Il était depuis quelques cinquante ans mon meilleur ami. Je l’avais connu en 1970 à Paris alors que je produisais sur l’unique chaîne de la télévision nationale le magazine scientifique Eurêka. J’avais organisé un numéro complet avec le Musée des Arts et Traditions Populaires (disparu depuis). L’une des séquences présentait le travail d’un ethnologue de trente-cinq ans, Donatien Laurent, sur une gwerz du Faouët qui disculpait un jeune homme pauvre faussement accusé d’un meurtre par des juges bourgeois. (J’ai ensuite refait un film plus moderne en couleurs sur le même thème pour France 3 Rennes. Et enfin un autre cinéaste a cru utile récemment de retraiter une troisième fois le sujet.)
J’ai fait plusieurs autres films avec Donatien, en français ou en breton à France 3 Rennes. Par exemple sur une gwerz contant le naufrage d’une population de goémoniers de l’Île-Grande revenant d’une campagne de récolte sur les Sept-Îles. Et un enregistrement complet de La Grande Troménie de Locronan, en 1977. Tous ces films sont classés à l’INA Atlantique.
Vers 1995, le directeur de France Culture Yves Jaigu (Costarmoricain d’origine) nous ayant commandé plusieurs émissions, nous avons parcouru ensemble les chemins du Trégor, puis réuni Tazie et Tanon Goadec et enregistré avec elles une version complète des fameuses « Vêpres des Grenouilles », Gousperoù ar Raned, une adaptation populaire du premier chant du Barzaz Breiz, « Les Séries ». Youenn Gwernig était également présent. Les deux sœurs avaient un véritable amour pour Donatien. Le résultat était extraordinaire, mais ce n’était que du son. Je me suis alors promis de refaire la même chose sous forme de film.
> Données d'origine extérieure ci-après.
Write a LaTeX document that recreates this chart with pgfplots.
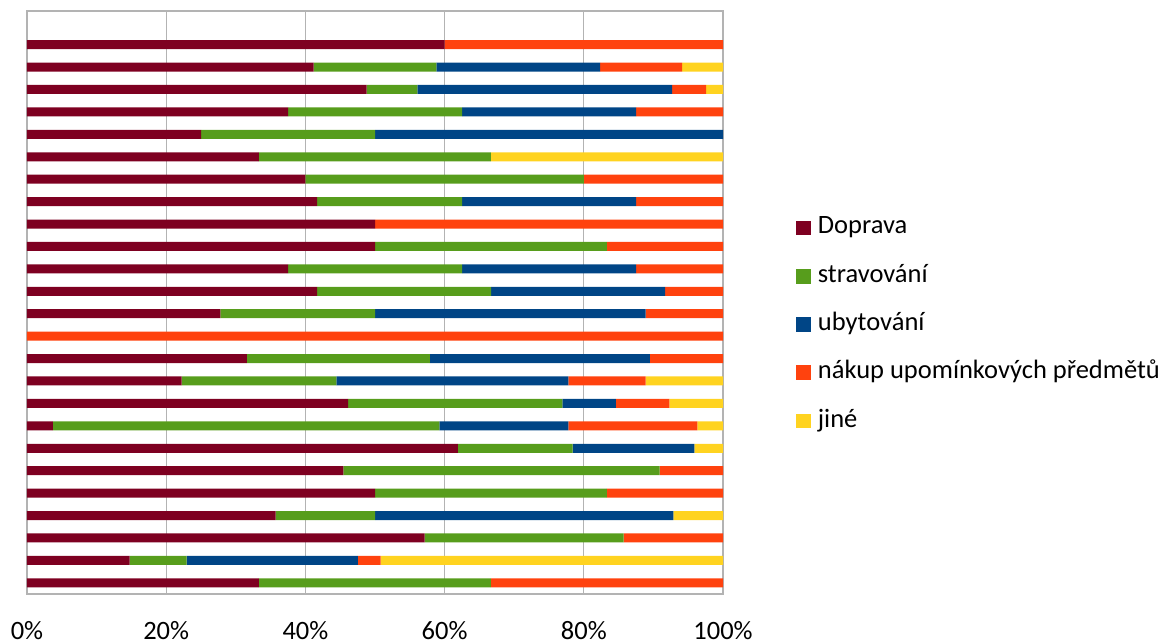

J’y suis parvenu en décembre 2004, et la chanson magique a été chantée sur TF1, c’est-à-dire devant la France entière ! À la vérité nous avons frôlé la catastrophe car Tazie venant de perdre un petit-fils accidentellement, elle avait décidé de ne pas chanter, bien que l’équipe de tournage fût présente. J’ai alors proposé à Donatien de « répondre » lui-même en dialogue avec Tanon, ce qui fut fait : quel trésor que ce duo de la vieille chanteuse et de l’ethnologue ! À coup sûr un fabuleux document sur la culture bretonne et la menace de sa fin. Dans le même film, Donatien raconte sa découverte des carnets originaux de collecte de La Villemarqué, d’où est sorti le fameux Barzaz Breiz.
Pour France Culture nous avons aussi enregistré les deux ou trois heures de Zozébig et Merlin contées par Jean-Louis Rolland. Le succès fut tel à l’antenne que l’émission fut rediffusée quatre ou cinq fois.
En 1996 est paru sous nos deux noms et sous le titre La Nuit Celtique une introduction à la culture bretonne, publiée aux éditions Terre de Brume. Le livre se trouve toujours en médiathèque et même en librairie.
Kenavo Donatien : un personnage drôle, gentil et bien sûr très savant, qui a contribué à façonner la Bretagne d’aujourd’hui. D’autres que moi pourront évoquer son apport à la musique bretonne qui fut également essentiel.